When Hitchcock offered Grace Kelly the part of Lisa Fremont in
Rear Window,
she already had planned to accept the lead opposite Marlon Brando in Elia Kazan’s
On the Waterfront.

Then she heard from her agent that Hitchcock wanted her to be in Los Angeles for wardrobe fittings. “It was a big surprise,” she said, “because I was just ready to accept another role in a major film. I read the script, and I knew that
Rear Window
was for me.”

Rear Window
was based on a short story by Cornell Woolrich, with a screenplay by John Michael Hayes; but there was a contributor not listed in the credits: Joshua Logan.

I was introduced to Joshua Logan by one of his closest friends, Henry Fonda. Logan, who lived at New York City’s River House, was a collector of automatons, Swiss music boxes with performing French dolls.

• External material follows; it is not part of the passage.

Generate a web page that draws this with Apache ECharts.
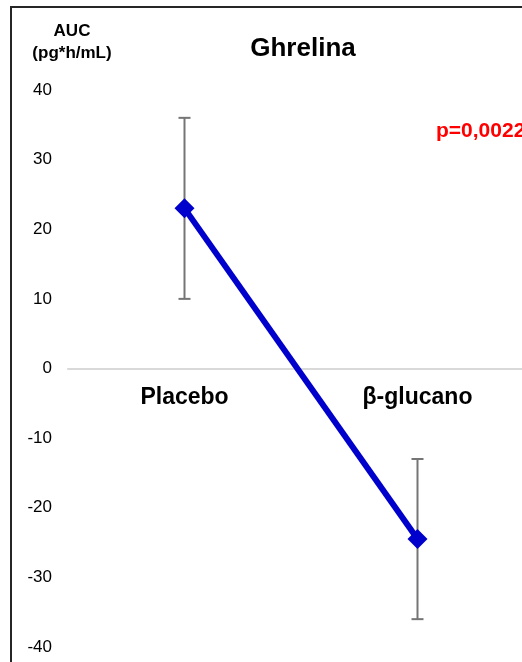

After I was announced by the downstairs reception, Logan wound every music box and dimmed the lights. When I entered his living room, every doll would be performing—the magician doing magic tricks, the ballerina performing a pirouette, the fortune-teller proffering a fortune, the clown doing acrobatics, all competing for attention. My favorite was a small French doll with pouty closed lips who sat at her vanity, powdering her face.